Andrej Karpathy's nanoGPT was my first real exposure to LLMs and transformers. Seeing how a working language model could be built in a few hundred lines of PyTorch completely changed how I thought about AI and inspired me to go deeper into the space.

This workshop is my attempt to give others that same experience. nanoGPT targets reproducing GPT-2 (124M params) and covers a lot of ground. This project strips it down to the essentials and scales it to a ~10M param model that trains on a laptop in under an hour — designed to be completed in a single workshop session.

No black-box libraries. No model = AutoModel.from_pretrained(). You build it all.

A working GPT model trained from scratch on your MacBook, capable of generating Shakespeare-like text. You'll write:

• Tokenizer — turning text into numbers the model can process
• Model architecture — the transformer: embeddings, attention, feed-forward layers
• Training loop — forward pass, loss, backprop, optimizer, learning rate scheduling
• Text generation — sampling from your trained model

• Any laptop or desktop (Mac, Linux, or Windows)
• Python 3.12+
• Comfort reading Python code (you don't need ML experience)

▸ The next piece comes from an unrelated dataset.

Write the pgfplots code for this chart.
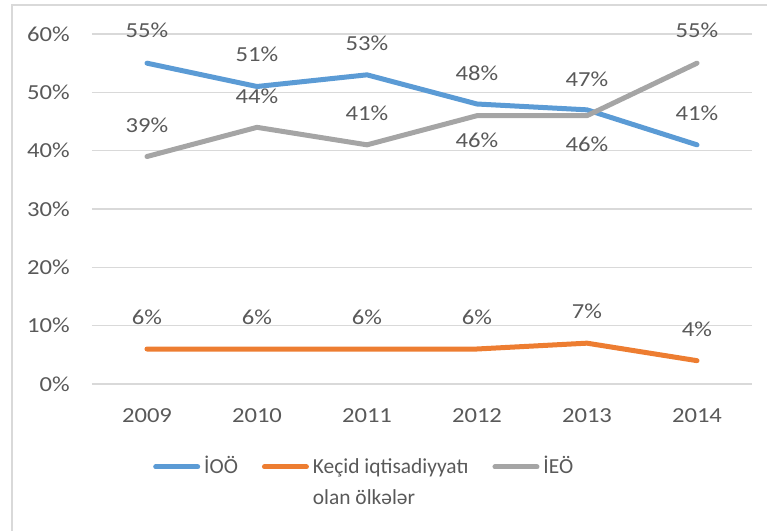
\documentclass[border=0pt]{standalone}
\usepackage{fontspec}
\setmainfont{Carlito}
\newfontfamily\numfont{Carlito}[FakeStretch=1.15]
\usepackage{pgfplots}
\pgfplotsset{compat=1.18}
\usepackage{pgfplotstable}
\definecolor{cblue}{HTML}{5B9BD5}
\definecolor{corange}{HTML}{ED7D31}
\definecolor{cgray}{HTML}{A5A5A5}
\definecolor{ctext}{HTML}{595959}
\definecolor{cgrid}{HTML}{D9D9D9}

\pgfplotstableread{
x y off
2009 55 33
2010 51 32
2011 53 32
2012 48 31
2013 47 31
2014 41 32
}\ioo
\pgfplotstableread{
x y off
2009 6 32
2010 6 32
2011 6 32
2012 6 32
2013 7 32
2014 4 31
}\kecid
\pgfplotstableread{
x y off
2009 39 31.5
2010 44 31
2011 41 32
2012 46 -25
2013 46 -29
2014 55 33
}\ieo

\begin{document}
\fontsize{21.5}{31}\selectfont
\begin{tikzpicture}
\begin{axis}[
  at={(0,0)}, anchor=south west,
  scale only axis, width=660bp, height=350bp,
  xmin=2008.5, xmax=2014.5, ymin=0, ymax=60,
  xtick={2009,2010,2011,2012,2013,2014}, ytick={0,10,20,30,40,50,60},
  /pgf/number format/1000 sep={},
  /pgf/number format/assume math mode=true,
  yticklabel={\pgfmathprintnumber{\tick}\%},
  tick label style={color=ctext, inner sep=0pt, font=\numfont},
  xticklabel style={yshift=-24bp},
  yticklabel style={xshift=-22bp},
  major tick length=0pt, tick style={draw=none},
  ymajorgrids, grid style={cgrid, line width=1.3bp},
  axis line style={draw=none},
  clip=false,
  every axis plot/.append style={line width=5bp, line cap=round, line join=round},
  nodes near coords={\pgfmathprintnumber{\pgfplotspointmeta}\%},
  point meta=y,
  visualization depends on={\thisrow{off}\as\myoff},
  every node near coord/.append style={anchor=center, inner sep=0pt, text=ctext, font=\numfont, yshift=\myoff bp},
  legend image code/.code={\draw[#1,line cap=round] (2.5bp,6.8bp) -- (44.5bp,6.8bp); \path[draw=none,fill=none] (0bp,0bp) rectangle (47bp,1bp);},
  legend style={at={(axis description cs:0.0924,-0.194)}, anchor=north west, draw=none, fill=none,
    inner sep=0pt, legend columns=3, cells={anchor=base west},
    nodes={inner sep=0pt, text=ctext},
    /tikz/every odd column/.append style={column sep=4bp},
    /tikz/every even column/.append style={column sep=24bp}},
]
\addplot[cblue] table[x=x,y=y] {\ioo};
\addlegendentry{İOÖ}
\addplot[corange] table[x=x,y=y] {\kecid};
\addlegendentry{\begin{tabular}[t]{@{}l@{}}Keçid iqtisadiyyatı\\olan ölkələr\end{tabular}}
\addplot[cgray] table[x=x,y=y] {\ieo};
\addlegendentry{İEÖ}
\end{axis}
\draw[cgrid, line width=1.5bp] (-80bp,-300bp) -- (-80bp,379bp) -- (900bp,379bp);
\pgfresetboundingbox
\path[use as bounding box] (-92bp,-147bp) rectangle (675bp,384bp);
\end{tikzpicture}
\end{document}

Training uses Apple Silicon GPU (MPS), NVIDIA GPU (CUDA), or CPU automatically. Also works on Google Colab — upload the files and run with !python train.py.

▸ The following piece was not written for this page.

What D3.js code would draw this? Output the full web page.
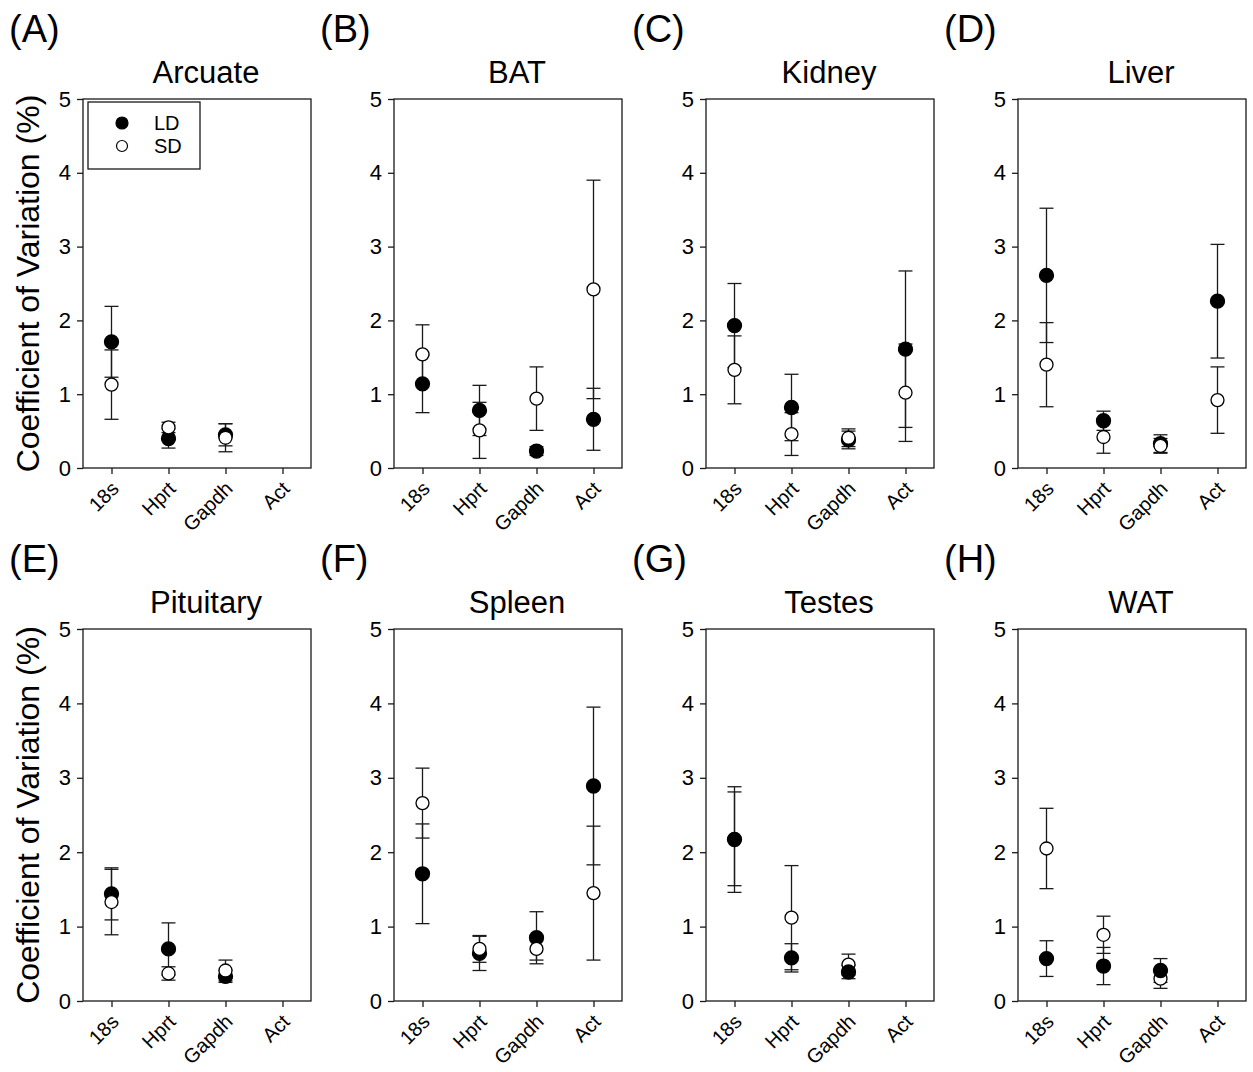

Install uv if you don't have it:

# macOS / Linux
curl -LsSf https://astral.sh/uv/install.sh | sh

# Windows
powershell -ExecutionPolicy ByPass -c "irm https://astral.sh/uv/install.ps1 | iex"

Then set up the project:

uv sync
mkdir scratchpad && cd scratchpad

If you don't have a local setup, upload the repo to Colab and install dependencies:

!pip install torch numpy tqdm tiktoken

Upload data/shakespeare.txt to your Colab files, then write your code in notebook cells or upload .py files and run them with !python train.py.

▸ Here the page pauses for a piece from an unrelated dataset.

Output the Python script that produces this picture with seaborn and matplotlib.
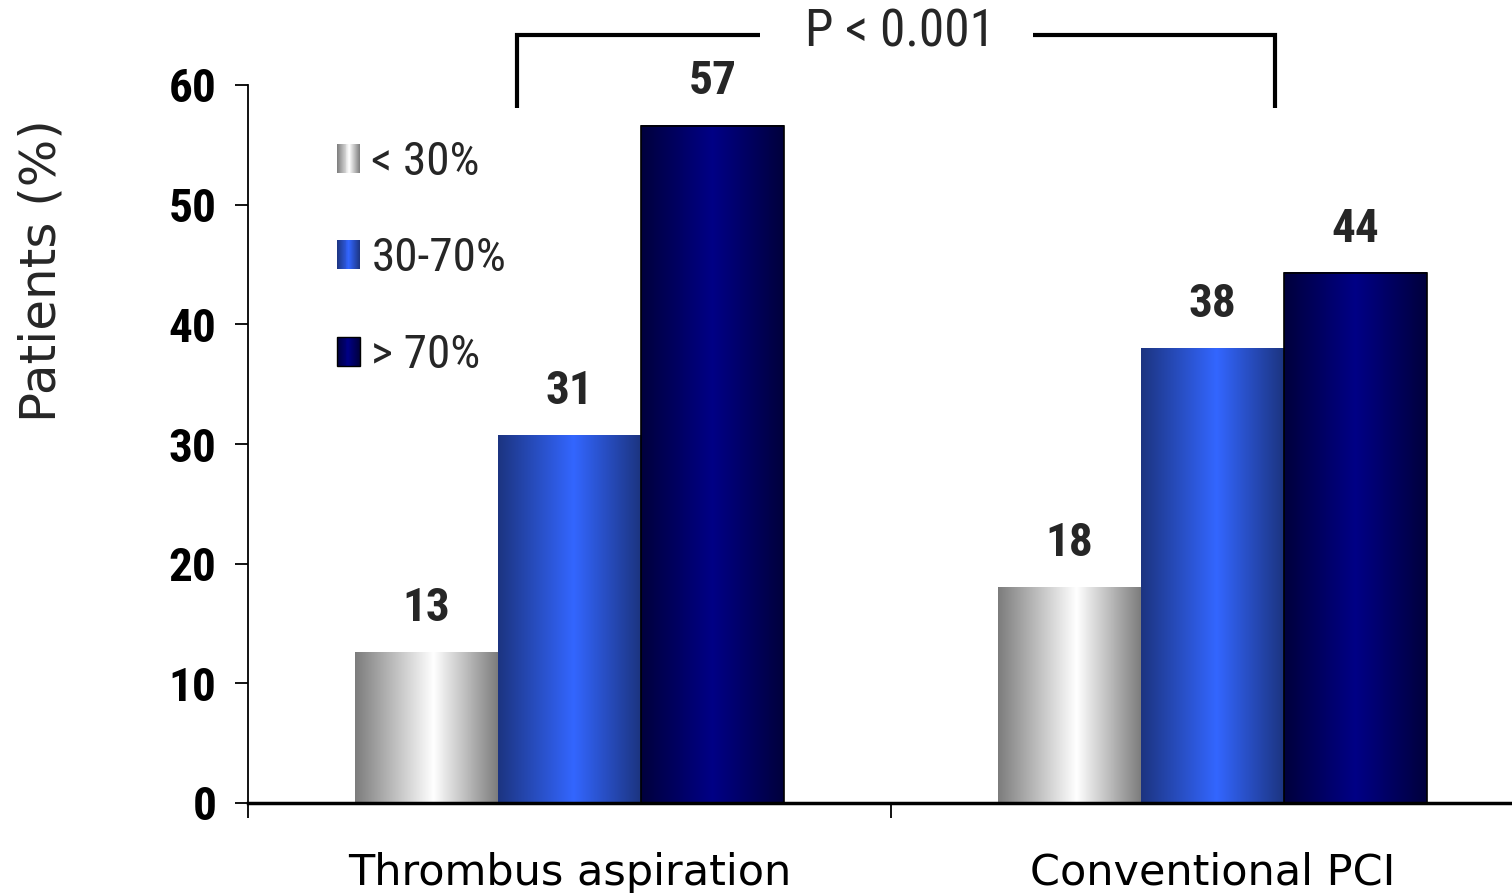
import numpy as np
import pandas as pd
import matplotlib
matplotlib.use("Agg")
import matplotlib.pyplot as plt
import seaborn as sns
from matplotlib import font_manager as fm
from matplotlib.patches import Rectangle
from matplotlib.legend_handler import HandlerBase

# ---------------- data ----------------
groups = ["Thrombus aspiration", "Conventional PCI"]
levels = ["< 30%", "30-70%", "> 70%"]
aspiration = [12.6, 30.7, 56.6]
conventional = [18.0, 38.0, 44.3]
yticks = [0, 10, 20, 30, 40, 50, 60]
p_text = "P < 0.001"
ylabel = "Patients (%)"

df = pd.DataFrame({
    "group": np.repeat(groups, len(levels)),
    "level": levels * len(groups),
    "value": aspiration + conventional,
})

# gradient styles: (edge colour, peak colour, peak position)
grad_spec = {
    "< 30%": ("#7c7c7c", "#ffffff", 0.55),
    "30-70%": ("#1c3480", "#3366ff", 0.53),
    "> 70%": ("#00003c", "#000086", 0.50),
}
mid_colors = {k: v[1] for k, v in grad_spec.items()}


def grad_color(spec, t):
    e = np.array(matplotlib.colors.to_rgb(spec[0]))
    p = np.array(matplotlib.colors.to_rgb(spec[1]))
    pos = spec[2]
    f = 1 - (pos - t) / pos if t < pos else 1 - (t - pos) / (1 - pos)
    return e + (p - e) * f


def grad_row(spec, n=256):
    return np.array([[grad_color(spec, (i + 0.5) / n) for i in range(n)]])


sns.set_theme(style="white")
names = {f.name for f in fm.fontManager.ttflist}
narrow = "Liberation Sans"
for cand in ["Liberation Sans Narrow", "Arial Narrow", "Roboto Condensed"]:
    if cand in names:
        narrow = cand
        break
plt.rcParams["font.family"] = ["DejaVu Sans"]

W, H = 1512, 893
fig = plt.figure(figsize=(W / 100, H / 100), dpi=100)
ax = fig.add_axes([248 / W, 1 - 803 / H, 1 - 248 / W, (803 - 85) / H])

sns.barplot(data=df, x="group", y="value", hue="level", order=groups,
            hue_order=levels, palette=mid_colors, width=0.667, gap=0,
            saturation=1, errorbar=None, legend=False, ax=ax)

for lvl, cont in zip(levels, ax.containers):
    spec = grad_spec[lvl]
    for bar in cont:
        x0, w, h = bar.get_x(), bar.get_width(), bar.get_height()
        bar.set_edgecolor("none")
        ax.imshow(grad_row(spec), extent=[x0, x0 + w, 0, h], aspect="auto",
                  interpolation="bilinear", zorder=bar.get_zorder() + 0.1)
        if lvl == "> 70%":
            ax.add_patch(Rectangle((x0, 0), w, h, fill=False, edgecolor="#000000",
                                   linewidth=1.2, zorder=bar.get_zorder() + 0.2))
        ax.annotate(f"{int(round(h))}", (x0 + w / 2, h), xytext=(0, 16),
                    textcoords="offset points", ha="center", va="bottom",
                    fontfamily=narrow, fontweight="bold", fontsize=34)

ax.set_xlim(-0.5, 1.5 - 22 / 643)
ax.set_ylim(0, 60)
ax.set_yticks(yticks)
ax.set_yticklabels([str(t) for t in yticks], fontfamily=narrow, fontweight="bold", fontsize=34)
ax.set_xticks([0, 1])
ax.set_xticklabels(groups, fontsize=31)
ax.set_xticks([-0.5, 0.5], minor=True)
ax.tick_params(axis="x", which="major", length=0, pad=35, colors="black")
ax.tick_params(axis="x", which="minor", length=11, width=1.3, direction="out", bottom=True, colors="black")
ax.tick_params(axis="y", length=9.5, width=1.3, direction="out", left=True, pad=13, colors="black")
ax.set_xlabel("")
ax.set_ylabel("")
for s in ["top", "right"]:
    ax.spines[s].set_visible(False)
ax.spines["left"].set_linewidth(1.3)
ax.spines["left"].set_color("black")
ax.spines["bottom"].set_linewidth(2.5)
ax.spines["bottom"].set_color("black")
ax.set_facecolor("white")

fig.text(42 / W, 1 - 271 / H, ylabel, rotation=90, ha="center", va="center", fontsize=36)

# significance bracket
xl, xr = -0.082, 1.097
xg1, xg2 = 0.296, 0.721
ytop, ylow = 64.2, 58.1
ax.plot([xl, xl, xg1], [ylow, ytop, ytop], color="black", lw=3, clip_on=False,
        solid_capstyle="butt", solid_joinstyle="miter")
ax.plot([xg2, xr, xr], [ytop, ytop, ylow], color="black", lw=3, clip_on=False,
        solid_capstyle="butt", solid_joinstyle="miter")
ax.text((xg1 + xg2) / 2 + 0.005, ytop + 0.2, p_text, ha="center", va="center",
        fontfamily=narrow, fontsize=37)


class GradHandler(HandlerBase):
    def __init__(self, spec, outline):
        super().__init__()
        self.spec = spec
        self.outline = outline

    def create_artists(self, legend, orig_handle, xdescent, ydescent, width,
                       height, fontsize, trans):
        n = 24
        arts = []
        for i in range(n):
            c = grad_color(self.spec, (i + 0.5) / n)
            arts.append(Rectangle((-xdescent + i * width / n, -ydescent),
                                  width / n * 1.08, height, facecolor=c,
                                  edgecolor="none", transform=trans))
        if self.outline:
            arts.append(Rectangle((-xdescent, -ydescent), width, height, fill=False,
                                  edgecolor="black", lw=1, transform=trans))
        return arts


handles = [Rectangle((0, 0), 1, 1, label=l) for l in levels]
hmap = {h: GradHandler(grad_spec[l], l == "> 70%") for h, l in zip(handles, levels)}
leg = ax.legend(handles=handles, labels=levels, handler_map=hmap,
                loc="upper left", bbox_to_anchor=(337 / W, 1 - 140 / H),
                bbox_transform=fig.transFigure, frameon=False,
                prop={"family": narrow, "size": 34}, handlelength=0.48,
                handleheight=0.56, handletextpad=0.25, labelspacing=1.11,
                borderpad=0, borderaxespad=0)

fig.savefig("out.png", dpi=100, facecolor="white")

Work through the docs in order. Each part walks you through writing a piece of the pipeline, explaining what each component does and why. By the end, you'll have a working model.py, train.py, and generate.py that you wrote yourself.

Input Text
    │
    ▼
┌─────────────────┐
│   Tokenizer     │  "hello" → [20, 43, 50, 50, 53]  (character-level)
└────────┬────────┘
         ▼
┌─────────────────┐
│  Token Embed +  │  token IDs → vectors (n_embd dimensions)
│  Position Embed │  + positional information
└────────┬────────┘
         ▼
┌─────────────────┐
│  Transformer    │  × n_layer
│  Block:         │
│  ┌────────────┐ │
│  │ LayerNorm  │ │
│  │ Self-Attn  │ │  n_head parallel attention heads
│  │ + Residual │ │
│  ├────────────┤ │
│  │ LayerNorm  │ │
│  │ MLP (FFN)  │ │  expand 4x, GELU, project back
│  │ + Residual │ │
│  └────────────┘ │
└────────┬────────┘
         ▼
┌─────────────────┐
│   LayerNorm     │
│   Linear → logits│  vocab_size outputs (probability over next token)
└─────────────────┘

All configs use character-level tokenization (vocab_size=65) and block_size=256.

This workshop uses character-level tokenization on Shakespeare. BPE tokenization (GPT-2's 50k vocab) doesn't work on small datasets — most token bigrams are too rare for the model to learn patterns from.

Part 5 covers switching to BPE for larger datasets.